Setting goals and mission statements. Why do we do it?
DO you have a mission statement? Depending on your vintage, the phrase mission statement might have a different connotation.
Maybe it was a sermon delivered by a Redemptorist warning of the dangers of fornication, leading everyone in the parish to go home and look up the word, then see what it was like.
Now though, a mission statement appears in the “about us” section of a website. It says things like “we are a dynamic organisation”.
It says the organisation is passionate. Passionate about “changing the way the world looks at staplers” or “driving value for our blue-chip clients in the manure space”.
People also have mission statements. I found mine recently and I now read it with my palm clamped to my face.
Apparently I was a dynamic and goal-oriented individual. I don’t know why I had to include individual.

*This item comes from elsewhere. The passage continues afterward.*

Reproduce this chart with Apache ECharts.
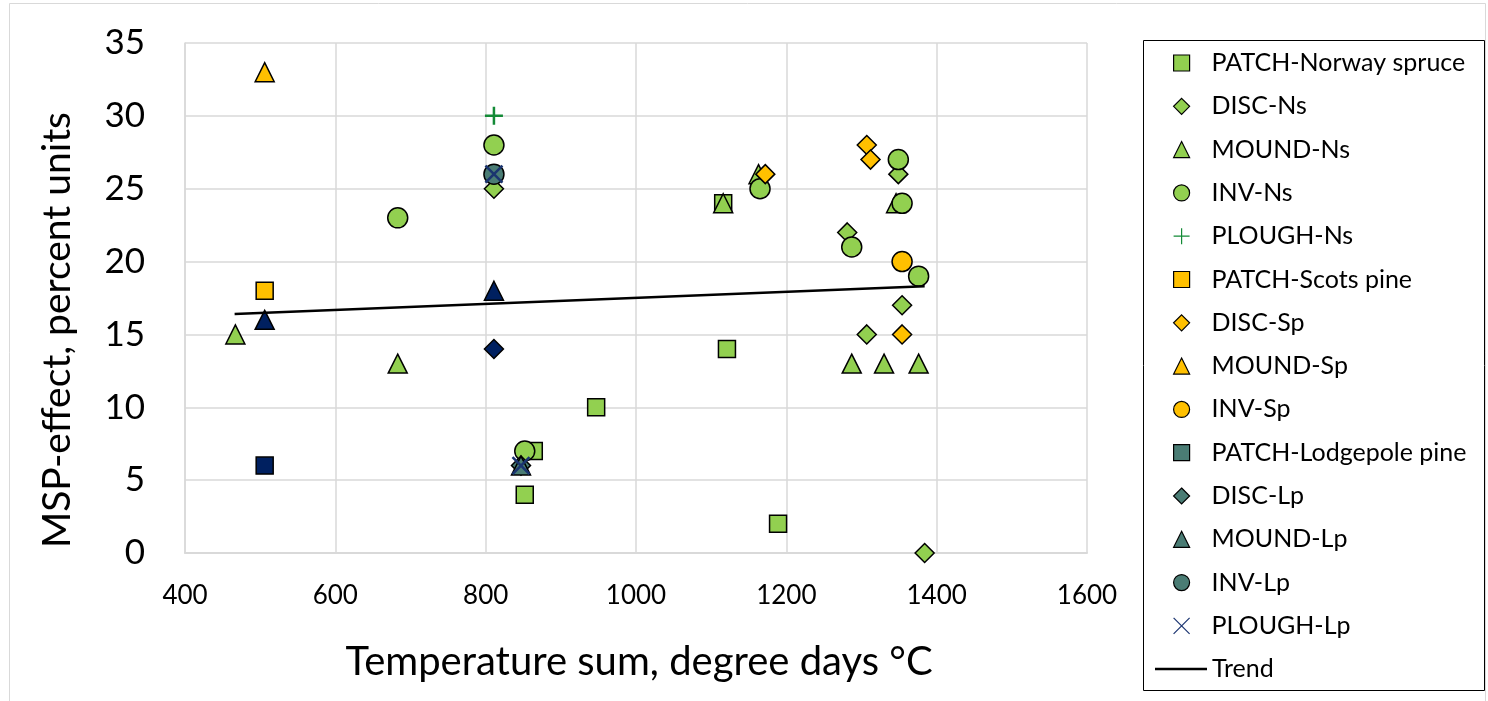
<!DOCTYPE html>
<html>
<head>
<meta charset="utf-8">
<script src="https://cdn.jsdelivr.net/npm/echarts@6/dist/echarts.min.js"></script>
<style>
  html, body { margin: 0; padding: 0; background: #fff; }
  #chart { width: 1488px; height: 701px; }
</style>
</head>
<body>
<div id="chart"></div>
<script>
// Temperature sum (x) vs MSP-effect (y).
const patchNs  = [[1116, 24], [1121, 14], [947, 10], [864, 7], [852, 4], [1189, 2]];
const discNs   = [[811, 25], [1281, 22], [1349, 26], [1354, 17], [1307, 15], [1384, 0]];
const moundNs  = [[467, 15], [683, 13], [1116, 24], [1163, 26], [1346, 24], [1287, 13], [1330, 13], [1376, 13]];
const invNs    = [[683, 23], [811, 28], [852, 7], [1165, 25], [1349, 27], [1354, 24], [1287, 21], [1376, 19]];
const ploughNs = [[811, 30]];
const patchSp  = [[506, 18]];
const discSp   = [[1172, 26], [1307, 28], [1312, 27], [1354, 15]];
const moundSp  = [[506, 33]];
const invSp    = [[1354, 20]];
const patchLp  = [];
const discLp   = [[847, 6]];
const moundLp  = [[847, 6]];
const invLp    = [[811, 26]];
const ploughLp = [[811, 26], [847, 6]];
// dark blue points that have no legend entry
const patchX   = [[506, 6]];
const discX    = [[811, 14]];
const moundX   = [[506, 16], [811, 18]];
// trend line end points
const trendX = [466, 1384];
const trendY = [16.4, 18.3];

const xTicks = { min: 400, max: 1600, step: 200 };
const yTicks = { min: 0, max: 35, step: 5 };

const FONT = 'Lato';
const GREEN = '#92D050', ORANGE = '#FFC000', TEAL = '#4A7C74', NAVY = '#002060';
const PLUS = 'path://M10,0L10,20M0,10L20,10';
const CROSS = 'path://M0,0L20,20M20,0L0,20';

function sc(name, data, symbol, size, color, line) {
  const style = line
    ? { color: 'rgba(0,0,0,0)', borderColor: color, borderWidth: 2.5, opacity: 1 }
    : { color: color, borderColor: '#000', borderWidth: 1.5, opacity: 1 };
  return { type: 'scatter', name, data, symbol, symbolSize: size, itemStyle: style,
           emphasis: { disabled: true }, animation: false };
}

const series = [
  sc('PATCH-Norway spruce', patchNs, 'rect', 17, GREEN),
  sc('DISC-Ns', discNs, 'diamond', 19, GREEN),
  sc('MOUND-Ns', moundNs, 'triangle', 19, GREEN),
  sc('INV-Ns', invNs, 'circle', 20, GREEN),
  sc('PLOUGH-Ns', ploughNs, PLUS, 18, '#138A36', true),
  sc('PATCH-Scots pine', patchSp, 'rect', 17, ORANGE),
  sc('DISC-Sp', discSp, 'diamond', 19, ORANGE),
  sc('MOUND-Sp', moundSp, 'triangle', 19, ORANGE),
  sc('INV-Sp', invSp, 'circle', 20, ORANGE),
  sc('PATCH-Lodgepole pine', patchLp, 'rect', 17, TEAL),
  sc('DISC-Lp', discLp, 'diamond', 19, TEAL),
  sc('MOUND-Lp', moundLp, 'triangle', 19, TEAL),
  sc('INV-Lp', invLp, 'circle', 20, TEAL),
  sc('PATCH-other', patchX, 'rect', 17, NAVY),
  sc('DISC-other', discX, 'diamond', 19, NAVY),
  sc('MOUND-other', moundX, 'triangle', 19, NAVY),
  sc('PLOUGH-Lp', ploughLp, CROSS, 17, '#1A3470', true),
  {
    type: 'line', name: 'Trend', data: trendX.map((x, i) => [x, trendY[i]]),
    symbol: 'none', itemStyle: { color: '#000' }, lineStyle: { color: '#000', width: 2.5 },
    animation: false, z: 3
  }
];

const legendNames = ['PATCH-Norway spruce', 'DISC-Ns', 'MOUND-Ns', 'INV-Ns', 'PLOUGH-Ns',
  'PATCH-Scots pine', 'DISC-Sp', 'MOUND-Sp', 'INV-Sp', 'PATCH-Lodgepole pine',
  'DISC-Lp', 'MOUND-Lp', 'INV-Lp', 'PLOUGH-Lp'];

const legendText = { fontSize: 25, lineHeight: 30, color: '#000', fontFamily: FONT };

const chart = echarts.init(document.getElementById('chart'), null, { renderer: 'canvas' });
chart.setOption({
  backgroundColor: '#fff',
  textStyle: { fontFamily: FONT },
  grid: { left: 185, right: 401, top: 43, bottom: 148, containLabel: false },
  xAxis: {
    type: 'value', min: xTicks.min, max: xTicks.max, interval: xTicks.step,
    axisLine: { show: true, lineStyle: { color: '#D9D9D9', width: 2 } },
    axisTick: { show: false },
    splitLine: { lineStyle: { color: '#D9D9D9', width: 1.5 } },
    axisLabel: { fontSize: 26, color: '#000', margin: 30, fontFamily: FONT, formatter: v => String(v) }
  },
  yAxis: {
    type: 'value', min: yTicks.min, max: yTicks.max, interval: yTicks.step,
    axisLine: { show: true, lineStyle: { color: '#D9D9D9', width: 1.5 } },
    axisTick: { show: false },
    splitLine: { lineStyle: { color: '#D9D9D9', width: 1.5 } },
    axisLabel: { fontSize: 35, color: '#000', margin: 40, fontFamily: FONT }
  },
  legend: [
    {
      data: legendNames, orient: 'vertical', left: 1173, top: 48, padding: 0,
      itemWidth: 16, itemHeight: 16, itemGap: 13.3,
      itemStyle: { borderWidth: 1.2 },
      textStyle: Object.assign({ padding: [0, 0, 0, 17] }, legendText),
      selectedMode: false
    },
    {
      data: [{ name: 'Trend', icon: 'path://M0,0L52,0L52,2.5L0,2.5Z' }],
      orient: 'vertical', left: 1155, top: 654, padding: 0,
      itemWidth: 52, itemHeight: 16,
      itemStyle: { color: '#000', borderWidth: 0 },
      textStyle: legendText, selectedMode: false
    }
  ],
  graphic: [
    { type: 'rect', shape: { x: 9.5, y: 3.5, width: 1476, height: 700 }, silent: true,
      style: { fill: 'none', stroke: '#D9D9D9', lineWidth: 1 } },
    { type: 'rect', shape: { x: 1143.5, y: 40.5, width: 341, height: 650 }, silent: true,
      style: { fill: 'none', stroke: '#000', lineWidth: 1 } },
    { type: 'text', silent: true, x: 639, y: 662,
      style: { text: 'Temperature sum, degree days °C', align: 'center',
               verticalAlign: 'middle', fontSize: 40, fontFamily: FONT, fill: '#000' } },
    { type: 'text', silent: true, rotation: Math.PI / 2, x: 57, y: 330,
      style: { text: 'MSP-effect, percent units', align: 'center',
               verticalAlign: 'middle', fontSize: 39, fontFamily: FONT, fill: '#000' } }
  ],
  series
});
</script>
</body>
</html>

Maybe because I’d achieved so much, they might think I was a collective.
Along with dynamic, “goal-oriented” has to be one of the more over-used LinkedIn and curriculum vitae favourites.
It’s so ubiquitous that candidates might as well describe themselves as mammals or vertebrates.
I think I wrote it to reassure readers that I wasn’t drifting through life on a raft made of dreams, carried by a current of circumstance.
The most goal-oriented time of year is annual review time. Annual reviews begin a year earlier, with goal-setting.
Performance reviews used to be more straightforward.
You worked for someone.
If you got on with them, sent them an email when you did something well, and owned up to mistakes after you’d fixed them, you usually got your just desserts.
You got some constructive criticism which hurt like hell, some praise with soothed you, you found someone similarly treated and had pints with them and a good long moan.
Then they wanted to bring in transparency and, to make sure there was no disgruntlement on review day, you had to set your own goals in advance, agree them with the goalkeeper (I made that title up) and then you were measured against them.
I hated setting goals. It was like being sent off into the forest to cut the rod to beat yourself with.
I’d spend ages trying to figure out what was SMART — Specific, Measurable, Achievable, Relevant, Time-bound.
Tidy my desk was not an acceptable goal apparently.
I procrastinated about setting the goals so much my annual review actually included a criticism about my goal-setting, even though I hadn’t actually set any goals about goals.
As I neared the end of my official work life and “freedom”, I looked forward to no more goals.
But old habits die hard. I found myself in January 2011, the first new year of self-employment, opening up a spreadsheet called .
It turns out I still needed them.
Not necessarily that the goals themselves were the right ones, just the structure of them.
I needed something concrete to make sense of the windswept beach that life had become.
Looking back over those goals, out of the 50 I’d written, I’ve done 40, but a lot of the harder ones were not done.
It was a start, but I’d taken a few low-hanging fruit so I could report progress to myself.
Tidy my desk was a quick win for Team O’Regan.
Will I do new goals for 2017? I’ll make it my mission.